Search code examples
dockerdocker-registry

How are Docker image names parsed?


When doing a docker push or when pulling an image, how does Docker determine if there is a registry server in the image name or if it is a path/username on the default registry (e.g. Docker Hub)?

I'm seeing the following from the 1.1 image specification:

Tag

A tag serves to map a descriptive, user-given name to any single image ID. Tag values are limited to the set of characters [a-zA-Z_0-9].

Repository

A collection of tags grouped under a common prefix (the name component before :). For example, in an image tagged with the name my-app:3.1.4, my-app is the Repository component of the name. A repository name is made up of slash-separated name components, optionally prefixed by a DNS hostname. The hostname must follow comply with standard DNS rules, but may not contain _ characters. If a hostname is present, it may optionally be followed by a port number in the format :8080. Name components may contain lowercase characters, digits, and separators. A separator is defined as a period, one or two underscores, or one or more dashes. A name component may not start or end with a separator.

For the DNS host name, does it need to be fully qualified with dots, or is "my-local-server" a valid registry hostname? For the name components, I'm seeing periods as valid, which implies "team.user/appserver" is a valid image name. If the registry server is running on port 80, and therefore no port number is needed on the hostname in the image name, it seems like there would be ambiguity between the hostname and the path on the registry server. I'm curious how Docker resolves that ambiguity.


Solution

  • TL;DR: The hostname must contain a . dns separator, a : port separator, or the value "localhost" before the first /. Otherwise the code assumes you want the default registry, Docker Hub.

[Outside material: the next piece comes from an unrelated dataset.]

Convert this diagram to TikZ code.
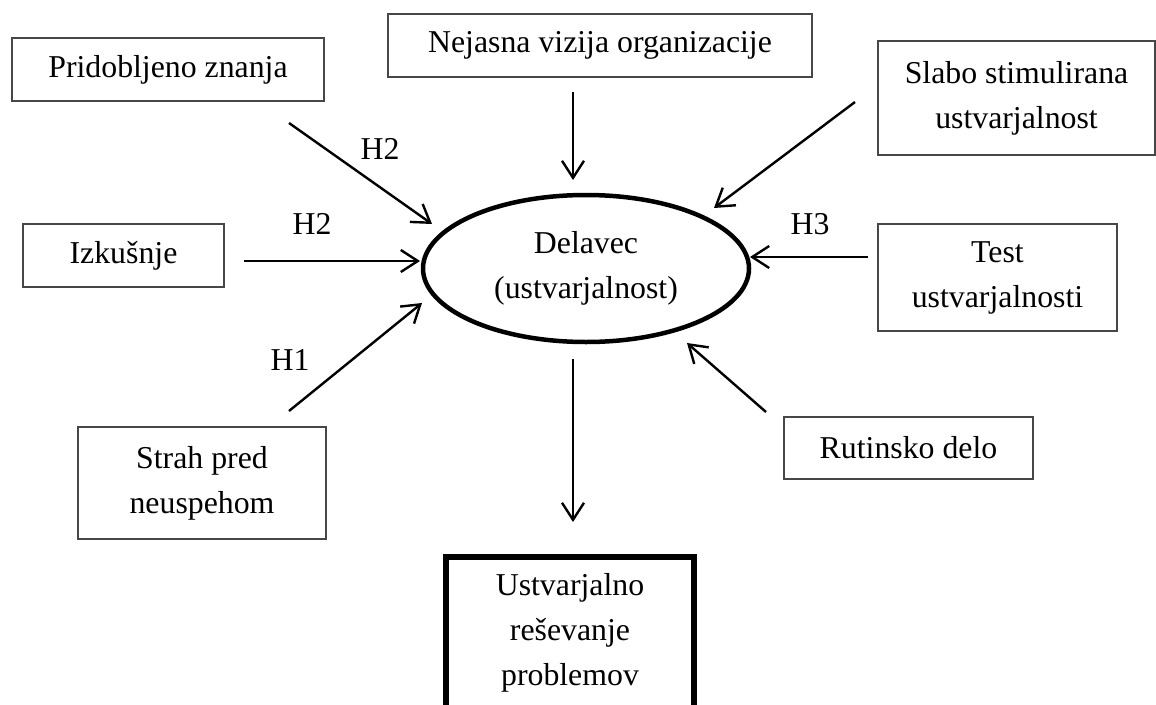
\documentclass[tikz,border=0pt]{standalone}
\usepackage{fontspec}
\setmainfont{Liberation Serif}
\usetikzlibrary{arrows.meta,shapes.geometric}
\begin{document}
\begin{tikzpicture}[x=1pt,y=-1pt,
  txt/.style={font=\fontsize{31.8}{45}\selectfont},
  box/.style={txt, draw=black!72, line width=1.4pt, rectangle, inner sep=0pt, align=center},
  lbl/.style={txt, inner sep=0pt},
  arr/.style={line width=2.4pt, -{Straight Barb[length=17pt,width=22pt]}},
]
\useasboundingbox (0,0) rectangle (1156,704);
\clip (0,0) rectangle (1156,704);
% boxes
\node[box, minimum width=312pt, minimum height=63pt] (pz) at (168,69.5) {Pridobljeno znanja};
\node[box, minimum width=424pt, minimum height=63pt] (nv) at (600,45.5) {Nejasna vizija organizacije};
\node[box, minimum width=277pt, minimum height=114pt] (ss) at (1016.5,98) {Slabo stimulirana\\ustvarjalnost};
\node[box, minimum width=201pt, minimum height=63pt] (iz) at (123.5,255.5) {Izkušnje};
\node[box, minimum width=239pt, minimum height=107pt] (ts) at (997.5,277.5) {Test\\ustvarjalnosti};
\node[box, minimum width=248pt, minimum height=112pt] (st) at (202,483) {Strah pred\\neuspehom};
\node[box, minimum width=249pt, minimum height=62pt] (rd) at (908.5,448) {Rutinsko delo};
\node[box, draw=black, line width=6pt, minimum width=248pt, minimum height=152pt] (out) at (570,633) {Ustvarjalno\\reševanje\\problemov};
% central ellipse
\node[txt, ellipse, draw=black, line width=4.5pt, minimum width=326pt, minimum height=147pt, inner sep=0pt, align=center] (del) at (586,268.5) {Delavec\\(ustvarjalnost)};
% connector end points
\coordinate (pzs) at (289,123);  \coordinate (pzt) at (432,224);
\coordinate (nvs) at (573,92);   \coordinate (nvt) at (573,180);
\coordinate (sss) at (855,102);  \coordinate (sst) at (714,208);
\coordinate (izs) at (244,261);  \coordinate (izt) at (420,261);
\coordinate (sts) at (289,411);  \coordinate (stt) at (422,303);
\coordinate (tss) at (868,257);  \coordinate (tst) at (750,257);
\coordinate (rds) at (766,412);  \coordinate (rdt) at (687,343);
\coordinate (outs) at (573,359); \coordinate (outt) at (573,522);
% connectors
\draw[arr] (pzs) -- (pzt);
\draw[arr] (nvs) -- (nvt);
\draw[arr] (sss) -- (sst);
\draw[arr] (izs) -- (izt);
\draw[arr] (sts) -- (stt);
\draw[arr] (tss) -- (tst);
\draw[arr] (rds) -- (rdt);
\draw[arr] (outs) -- (outt);
% labels
\node[lbl] (h2a) at (380,149) {H2};
\node[lbl] (h2b) at (312,224) {H2};
\node[lbl] (h1) at (290,360) {H1};
\node[lbl] (h3) at (810,224) {H3};
\end{tikzpicture}
\end{document}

    After some digging through the code, I came across distribution/distribution/reference/reference.go with the following:

    // Grammar
    //
    //  reference                       := name [ ":" tag ] [ "@" digest ]
    //  name                            := [hostname '/'] component ['/' component]*
    //  hostname                        := hostcomponent ['.' hostcomponent]* [':' port-number]
    //  hostcomponent                   := /([a-zA-Z0-9]|[a-zA-Z0-9][a-zA-Z0-9-]*[a-zA-Z0-9])/
    //  port-number                     := /[0-9]+/
    //  component                       := alpha-numeric [separator alpha-numeric]*
    //  alpha-numeric                   := /[a-z0-9]+/
    //  separator                       := /[_.]|__|[-]*/
    //
    //  tag                             := /[\w][\w.-]{0,127}/
    //
    //  digest                          := digest-algorithm ":" digest-hex
    //  digest-algorithm                := digest-algorithm-component [ digest-algorithm-separator digest-algorithm-component ]
    //  digest-algorithm-separator      := /[+.-_]/
    //  digest-algorithm-component      := /[A-Za-z][A-Za-z0-9]*/
    //  digest-hex                      := /[0-9a-fA-F]{32,}/ ; At least 128 bit digest value
    

    The actual implementation of that is via a regex in distribution/distribution/reference/regexp.go.

    But with some digging and poking, I found that there's another check beyond that regex (e.g. you'll get errors with an uppercase hostname if you don't don't include a . or :). And I tracked down the actual split of the name to the following in distribution/distribution/reference/normalize.go:

    // splitDockerDomain splits a repository name to domain and remotename string.
    // If no valid domain is found, the default domain is used. Repository name
    // needs to be already validated before.
    func splitDockerDomain(name string) (domain, remainder string) {
        i := strings.IndexRune(name, '/')
        if i == -1 || (!strings.ContainsAny(name[:i], ".:") && name[:i] != "localhost") {
            domain, remainder = defaultDomain, name
        } else {
            domain, remainder = name[:i], name[i+1:]
        }
        if domain == legacyDefaultDomain {
            domain = defaultDomain
        }
        if domain == defaultDomain && !strings.ContainsRune(remainder, '/') {
            remainder = officialRepoName + "/" + remainder
        }
        return
    }
    

    The important part of that for me is the check for the ., :, or the hostname localhost before the first / in the first if statement. With it, the hostname is split out from before the first /, and without it, the entire name is passed to the default registry hostname.